Events leading up to the march, including Martin Luther King, Jr.'s arrest and letter from Birmingham Jail and the death of Medgar Evers, helped make the need for civil rights real in the eyes of many who had once seemed disconnected from the problem. The events that followed, like the murder of four little girls at the 16th Street Baptist Church in Birmingham, Alabama, created a powder keg that forced legislators to act.

"After that march, things happened, and there was change," says Nolan Atkinson, a Philadelphia attorney with Duane Morris. Atkinson was just 20 years old when he traveled from Boston to attend the March on Washington in 1963.

"Segregated America became something other than segregated America," says Atkinson, who recently told his story at the Comcast Center's launch of HisDreamOurStories.com, a multimedia site that tells the stories of that historic day.

"You could sit down in a Woolworth 5 and dime and have a hotdog," he says. "That is what the march did."

Fast forward 50 years:

"Many of the laws that passed since 1963 have been eroded," says Drick Boyd, professor of urban studies at Eastern University. Boyd notes that voting rights, public education, economic equality and other legislation has regressed in many ways. He says part of the problem is that issues and restricted rights vary by state.

"Issues like gun laws, like education are legislated at the state level," says Boyd. "We have really given away the decision-making power to the states. This makes creating a national agenda extremely difficult."

This difficulty was apparent in Saturday's National Action to Realize the Dream Rally and March on Washington last Saturday. The event drew tens of thousands from all over the country, as well as countless leaders in civil rights. The only problem: the purpose and goals of the march seemed scattered.

"We are not gathering around a central agenda for jobs, which should have been the focus of the March on Saturday," says Rev. Kevin Johnson, pastor of Bright Hope Baptist Church. He recently wrote an op-ed criticizing the lack of focus in the modern movement, calling the golden cerebration "hollow."

"The unemployment rate is nearly 13 percent, 3 points higher than it was in 1963," he says, "instead of focusing on adding more jobs, you see jobs going overseas. We need to be holding not only the president, but also the corporate leaders accountable. It's time for us to take care of home."

Saturday's speeches did touch on the need for jobs, but there was also much discussion about abolishing stand your ground laws, urban violence, eroding public education, immigration reform, gay rights, racial profiling, affordable college education, equal pay for women and the list goes on.

"I think civil rights leaders have fallen for the okie-doke," says Johnson, "poverty is on the rise in America.

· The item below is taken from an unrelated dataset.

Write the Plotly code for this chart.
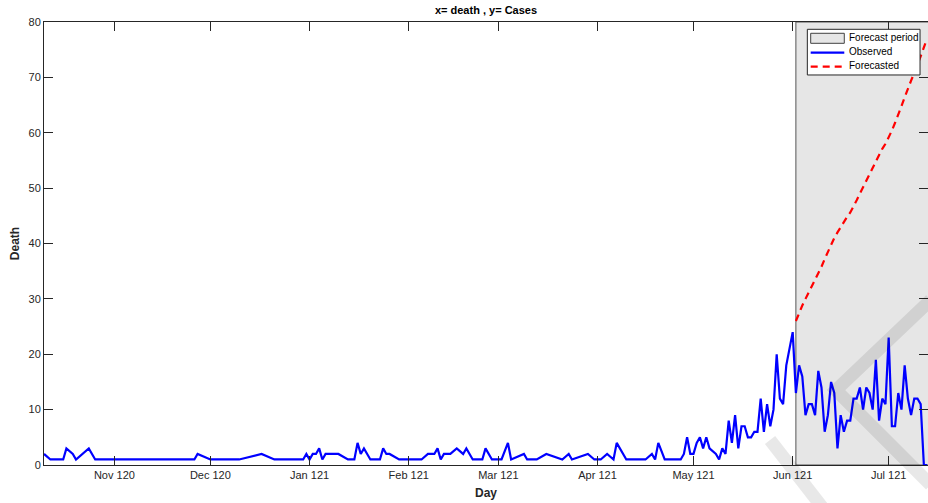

That should be the focus. The haves are getting more and the have-nots are left out in the cold."

Johnson says another missing component in Saturday's march was a clear call to action. He says the March on Washington took decades to bring to fruition, but the purpose and the vision was clear and so change happened. Johnson says Saturday's march fails to deliver that clear message.

"The key question is what can we do," says Todd Bernstein, founder of the Greater Philadelphia Martin Luther King, Jr. Day of Service. "Every single American can become involved and lobby their legislators for effective legislation. Every single American can do something to help the progress toward the dream."

Even though Saturday did not present a clear vision for the future, what is clear is that moving civil rights forward will require grassroots efforts and leaders who can articulate a clear agenda. More work needs to be done and it requires people to do it.